Why Are Some Christians Blessed While Others Suffer?

Q: How do I reconcile that I am blessed, and all is good for me, but other Christians elsewhere are struggling and asking God for help? This is the question of my unsaved husband, and I can’t answer it.

A: When you talk about some people being blessed and other people struggling, it seems like you primarily mean that in a material sense. In the Western world, we have unbelievable abundance in our culture and society. Most of us lack for nothing, or lack for very little.

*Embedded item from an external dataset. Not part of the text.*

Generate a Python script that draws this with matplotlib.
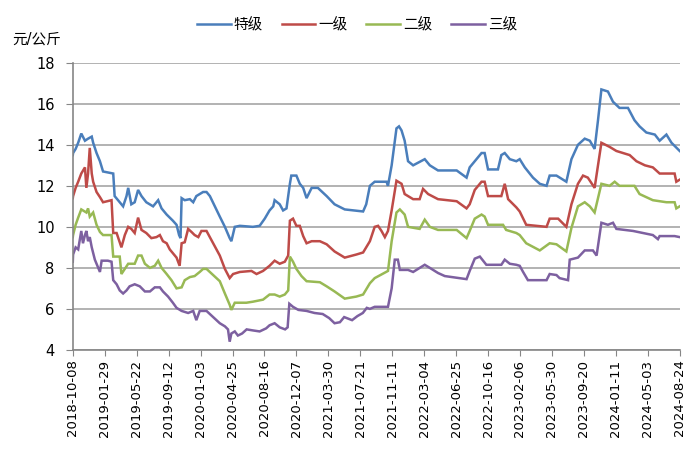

How do we compare that to people who live in other parts of the world, where they suffer hunger or bad housing or poor clothing or other forms of deprivation? I think this is a misunderstanding of what is truly important in life. Modern Western people are materially rich but spiritually empty. I think it’s no accident that some of the nations which enjoy such remarkable prosperity and have had the longest existing welfare states are some of the most secular and God-rejecting cultures in the world. They have no need for God, because they have everything they could ever materially want. That can mean they have material prosperity, but spiritual poverty – and not spiritual poverty in a good way, like Jesus talked about in the Beatitudes. The people who seem so well-off are not as blessed as you think they are, even though they may be materially prosperous. The people you think are deprived may not be as deprived as you think they are.

If the purpose of Christianity was just to make us prosperous and comfortable, then you could say we have largely achieved that in the Western world. But that is not its purpose, and many Westerners are not comfortable in their souls. Maybe they’re comfortable in their homes, cars, or clothes, but they’re not comfortable in their souls, and that matters a lot.